Сначала надо было соорудить плотину и откачать воду, чтобы можно было работать на дне реки. Это было за пределами тогдашних технических возможностей. У Генриха закончились деньги, и он умер; Питер де Коулчерч был похоронен в недостроенном фундаменте. Ричард Львиное Сердце был слишком занят Крестовыми походами. Строительство, забравшее жизни ста пятидесяти человек, завершилось через тридцать лет при короле Иоанне.
Он заключил хитроумную сделку с лондонскими купцами. В обмен на займы для завершения строительства моста они получали доходы от сборов и все будущие права на переправы через Темзу. Сегодня мы назвали бы это частной финансовой инициативой. Строительство Лондонского моста было завершено в 1209 году, и он пользовался огромной популярностью. Вдоль него выстроились дома и магазины с навесами, накрывающими толпу с обеих сторон. Людей было столько, что иногда паломникам требовался целый час, чтобы перебраться на другой берег.
Так они и проталкивались по мосту в течение следующих ста пятидесяти лет, через все средневековые беды и невзгоды — малые ледниковые периоды, Черную смерть, начало Столетней войны с Францией.
Они шли посмотреть на гробницу мученика, потому что верили, что это облегчит гнет боли и страданий, но иногда этот гнет превышал все мыслимые пределы, и тогда религиозного утешения было уже недостаточно.
Джеффри Чосер
Отец английского — ныне неофициального языка межнационального общения всего человечества
Была среда 12 июня 1381 года, самая прекрасная пора года в Англии. Уже почти отцвели каштаны, приближалась середина лета, и вечера становились все длиннее.
Полный и немного подавленный поэт, лет сорока, сидел возле окна своего дома с чувством все возрастающей тревоги. Жены не было дома — она, как обычно, была при дворе Джона Гонта, и у нас есть основания полагать, что ее отношения с великим принцем были далеко не безупречны. Что касается нашего героя, то не далее чем год назад он сам был замечен в порочащей его связи, а именно в «похищении» молодой женщины по имени Сесиль Шампейн.

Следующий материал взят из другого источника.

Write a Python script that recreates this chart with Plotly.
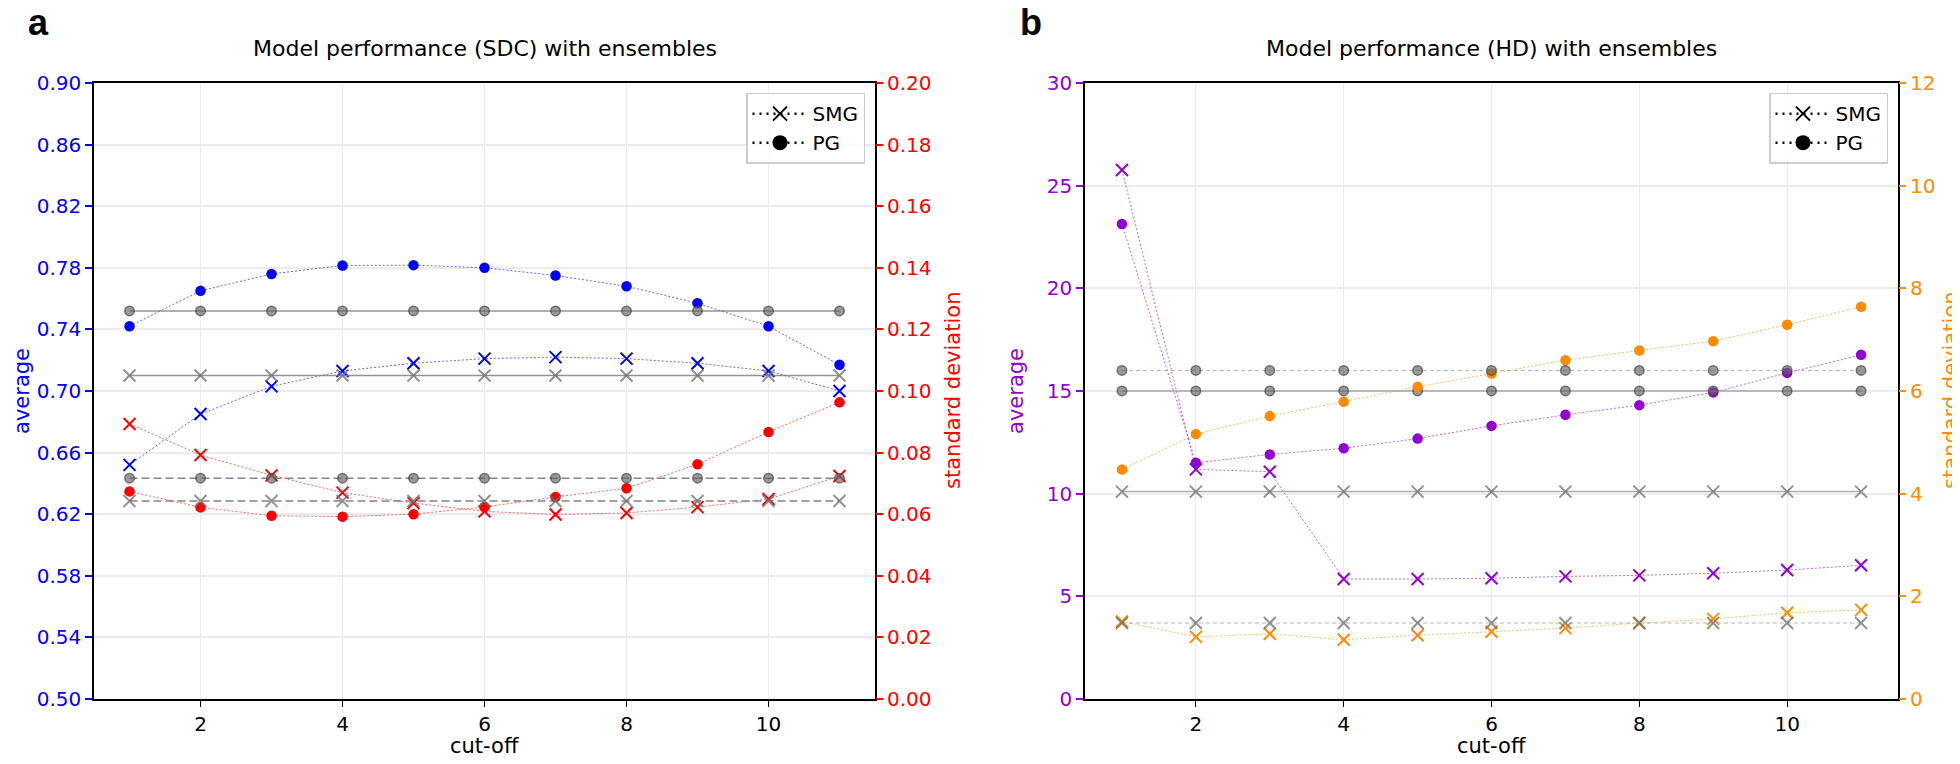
import plotly.graph_objects as go

# cut-off values (x axis, both panels)
cutoff = [1, 2, 3, 4, 5, 6, 7, 8, 9, 10, 11]

# panel a: SDC
sdc_pg_avg = [0.742, 0.765, 0.776, 0.7815, 0.7817, 0.780, 0.775, 0.768, 0.757, 0.742, 0.717]
sdc_smg_avg = [0.652, 0.685, 0.703, 0.713, 0.718, 0.721, 0.722, 0.721, 0.718, 0.713, 0.700]
sdc_pg_std = [0.0674, 0.0622, 0.0595, 0.0592, 0.0600, 0.0623, 0.0656, 0.0684, 0.0762, 0.0867, 0.0963]
sdc_smg_std = [0.0893, 0.0792, 0.0726, 0.0670, 0.0636, 0.0609, 0.0599, 0.0604, 0.0623, 0.0649, 0.0724]
sdc_ref_pg_avg = 0.752
sdc_ref_smg_avg = 0.710
sdc_ref_pg_std = 0.0717
sdc_ref_smg_std = 0.0643

# panel b: HD
hd_pg_avg = [23.13, 11.50, 11.91, 12.21, 12.68, 13.30, 13.84, 14.31, 14.93, 15.88, 16.76]
hd_smg_avg = [25.76, 11.18, 11.07, 5.84, 5.84, 5.88, 5.97, 6.02, 6.12, 6.28, 6.51]
hd_pg_std = [4.47, 5.16, 5.51, 5.79, 6.08, 6.34, 6.60, 6.79, 6.97, 7.29, 7.64]
hd_smg_std = [1.51, 1.21, 1.27, 1.155, 1.24, 1.31, 1.38, 1.48, 1.56, 1.68, 1.735]
hd_ref_pg_avg = 15.0
hd_ref_smg_avg = 10.1
hd_ref_pg_std = 6.4
hd_ref_smg_std = 1.48

FONT = "DejaVu Sans"
W, H = 1960, 764

fig = go.Figure()


def rgba(hexcol, a):
    h = hexcol.lstrip("#")
    r, g, b = int(h[0:2], 16), int(h[2:4], 16), int(h[4:6], 16)
    return f"rgba({r},{g},{b},{a})"


def series(x, y, col, sym, xa, ya):
    if sym == "circle":
        marker = dict(symbol="circle", size=10.5, color=col)
    else:
        marker = dict(symbol="x-thin", size=12, line=dict(color=col, width=2))
    fig.add_trace(go.Scatter(
        x=x, y=y, xaxis=xa, yaxis=ya, mode="lines+markers",
        line=dict(color=rgba(col, 0.6), width=1, dash="2px,2px"),
        marker=marker, showlegend=False, hoverinfo="x+y"
    ))


def ref(x, val, sym, dash, lcol, lw, xa, ya):
    if sym == "circle":
        marker = dict(symbol="circle", size=9.5, color="rgba(100,100,100,0.65)",
                      line=dict(color="rgba(70,70,70,0.7)", width=1.5))
    else:
        marker = dict(symbol="x-thin", size=12, line=dict(color="rgba(110,110,110,0.75)", width=2))
    fig.add_trace(go.Scatter(
        x=x, y=[val] * len(x), xaxis=xa, yaxis=ya, mode="lines+markers",
        line=dict(color=lcol, width=lw, dash=dash),
        marker=marker, showlegend=False, hoverinfo="y"
    ))


# panel a, average (left axis)
series(cutoff, sdc_pg_avg, "#0000ff", "circle", "x", "y")
series(cutoff, sdc_smg_avg, "#0000ff", "x", "x", "y")
ref(cutoff, sdc_ref_pg_avg, "circle", "solid", "rgba(120,120,120,0.8)", 1.5, "x", "y")
ref(cutoff, sdc_ref_smg_avg, "x", "solid", "rgba(120,120,120,0.8)", 1.5, "x", "y")
# panel a, std (right axis)
series(cutoff, sdc_pg_std, "#ff0000", "circle", "x", "y2")
series(cutoff, sdc_smg_std, "#ff0000", "x", "x", "y2")
ref(cutoff, sdc_ref_pg_std, "circle", "8px,4px", "rgba(110,110,110,0.85)", 1.5, "x", "y2")
ref(cutoff, sdc_ref_smg_std, "x", "8px,4px", "rgba(110,110,110,0.85)", 1.5, "x", "y2")

# panel b, average (left axis)
series(cutoff, hd_pg_avg, "#9400d3", "circle", "x2", "y3")
series(cutoff, hd_smg_avg, "#9400d3", "x", "x2", "y3")
ref(cutoff, hd_ref_pg_avg, "circle", "solid", "rgba(140,140,140,0.7)", 1.5, "x2", "y3")
ref(cutoff, hd_ref_smg_avg, "x", "solid", "rgba(140,140,140,0.7)", 1.5, "x2", "y3")
# panel b, std (right axis)
series(cutoff, hd_pg_std, "#ff8c00", "circle", "x2", "y4")
series(cutoff, hd_smg_std, "#ff8c00", "x", "x2", "y4")
ref(cutoff, hd_ref_pg_std, "circle", "4px,3px", "rgba(150,150,150,0.7)", 1, "x2", "y4")
ref(cutoff, hd_ref_smg_std, "x", "4px,3px", "rgba(150,150,150,0.7)", 1, "x2", "y4")

# legend-only entries
for lg, xa, ya in [("legend", "x", "y"), ("legend2", "x2", "y3")]:
    fig.add_trace(go.Scatter(
        x=[None], y=[None], xaxis=xa, yaxis=ya, mode="lines+markers", name="SMG", legend=lg,
        line=dict(color="black", width=2.5, dash="2px,5px"),
        marker=dict(symbol="x-thin", size=14, line=dict(color="black", width=2))
    ))
    fig.add_trace(go.Scatter(
        x=[None], y=[None], xaxis=xa, yaxis=ya, mode="lines+markers", name="PG", legend=lg,
        line=dict(color="black", width=2.5, dash="2px,5px"),
        marker=dict(symbol="circle", size=15, color="black")
    ))

# domains (pixels -> paper)
ax_a = [86 / W, 867 / W]
ax_b = [1077 / W, 1890 / W]
ydom = [1 - 701 / H, 1 - 65 / H]

grid = "#ebebeb"
xcommon = dict(range=[0.5, 11.5], tickvals=[2, 4, 6, 8, 10], ticks="outside", ticklen=6,
               tickcolor="black", showline=True, linecolor="black", linewidth=1.5, mirror=True,
               showgrid=True, gridcolor=grid, gridwidth=1, zeroline=False,
               tickfont=dict(size=20, color="black", family=FONT))


def yleft(rng, dtick, fmt, col):
    return dict(range=rng, tick0=rng[0], dtick=dtick, tickformat=fmt, ticks="outside", ticklen=7,
                tickcolor=col, tickwidth=1.5, showline=True, linecolor="black", linewidth=1.5,
                mirror=True, showgrid=True, gridcolor=grid, gridwidth=1.5, zeroline=False,
                tickfont=dict(size=20, color=col, family=FONT), domain=ydom)


def yright(rng, dtick, fmt, col, over, anchor):
    return dict(range=rng, tick0=rng[0], dtick=dtick, tickformat=fmt, ticks="outside", ticklen=7,
                tickcolor=col, tickwidth=1.5, showline=False, showgrid=False, zeroline=False,
                tickfont=dict(size=20, color=col, family=FONT), overlaying=over, side="right",
                anchor=anchor)


leg = dict(yanchor="top", xanchor="right", bordercolor="#cccccc", borderwidth=1.5,
           bgcolor="rgba(255,255,255,0.85)", font=dict(size=20, family=FONT),
           itemwidth=55, tracegroupgap=0)

fig.update_layout(
    width=W, height=H,
    margin=dict(l=0, r=0, t=0, b=0),
    paper_bgcolor="white", plot_bgcolor="white",
    font=dict(family=FONT, size=20, color="black"),
    xaxis=dict(domain=ax_a, anchor="y", **xcommon),
    xaxis2=dict(domain=ax_b, anchor="y3", **xcommon),
    yaxis=dict(anchor="x", **yleft([0.5, 0.9], 0.04, ".2f", "#0000ff")),
    yaxis2=yright([0, 0.2], 0.02, ".2f", "#ff0000", "y", "x"),
    yaxis3=dict(anchor="x2", **yleft([0, 30], 5, "d", "#9400d3")),
    yaxis4=yright([0, 12], 2, "d", "#ff8c00", "y3", "x2"),
    legend=dict(x=857 / W, y=1 - 75 / H, **leg),
    legend2=dict(x=1880 / W, y=1 - 75 / H, **leg),
)

annots = [
    # panel letters
    dict(text="<b>a</b>", x=18 / W, y=1, xanchor="left", yanchor="top", yshift=20,
         font=dict(size=36, family="Liberation Sans", color="black")),
    dict(text="<b>b</b>", x=1010 / W, y=1, xanchor="left", yanchor="top", yshift=20,
         font=dict(size=36, family="Liberation Sans", color="black")),
    # titles
    dict(text="Model performance (SDC) with ensembles", x=476.5 / W, y=1 - 29 / H,
         xanchor="center", yanchor="middle", font=dict(size=22)),
    dict(text="Model performance (HD) with ensembles", x=1483.5 / W, y=1 - 29 / H,
         xanchor="center", yanchor="middle", font=dict(size=22)),
    # x titles
    dict(text="cut-off", x=476.5 / W, y=1 - 750 / H, xanchor="center", yanchor="middle",
         font=dict(size=21)),
    dict(text="cut-off", x=1483.5 / W, y=1 - 750 / H, xanchor="center", yanchor="middle",
         font=dict(size=21)),
    # y titles
    dict(text="average", x=0, y=1 - 383 / H, textangle=-90, xanchor="left",
         yanchor="middle", font=dict(size=21, color="#0000ff")),
    dict(text="standard deviation", x=945 / W, y=1 - 383 / H, textangle=-90, xanchor="center",
         yanchor="middle", font=dict(size=21, color="#ff0000")),
    dict(text="average", x=1008 / W, y=1 - 383 / H, textangle=-90, xanchor="center",
         yanchor="middle", font=dict(size=21, color="#9400d3")),
    dict(text="standard deviation", x=1943 / W, y=1 - 383 / H, textangle=-90, xanchor="center",
         yanchor="middle", font=dict(size=21, color="#ff8c00")),
]
for a in annots:
    a.update(xref="paper", yref="paper", showarrow=False)
    fig.add_annotation(**a)

fig.write_html("out.html")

И, что бы ни подразумевалось под этим обвинением, он заплатил штраф и избежал ответственности, но его репутации и моральному облику эта история ничего не добавила. У него была хорошая работа таможенного надсмотрщика и контролера, и его знали как поэта. И в самом деле, он превзошел таможенного инспектора Руссо — как лучший из поэтов, когда-либо служивших на таможне. Вдобавок к ежегодной ренте 10 фунтов от дядюшки короля, Джона Гонта, его поэтический дар каким-то образом завоевал ему право в течение последних семи лет получать кувшин вина в день (примерно один галлон — 4,5 литра). И даже если он не выпивал его сам, то уж он-то, сын виноторговца, знал, как превратить вино в деньги.
Джеффри Чосер был в эпицентре событий в Англии XIV века: торговец, приближенный ко двору с четырнадцати лет, доверенный посланник, который знал и политиков, и богачей, человек такой огромной энергии, что сам по себе был мостом между двумя городами, Лондоном и Вестминстером. Когда в тот летний вечер Чосер выглянул из окна своего жилища, он увидел, что разворачиваются события, которые грозят перевернуть его жизнь вверх дном.
Он жил в Олдгейте, в занятном, похожем на замок строении над старыми римскими воротами в северной части старого города. Одна сторона его гнезда смотрела на Лондон, который разросся при франкоговорящих монархах, правивших вслед за Вильгельмом Завоевателем, хотя вообще-то удручает отсутствие технического прогресса во многих сферах жизни после прихода нормандцев.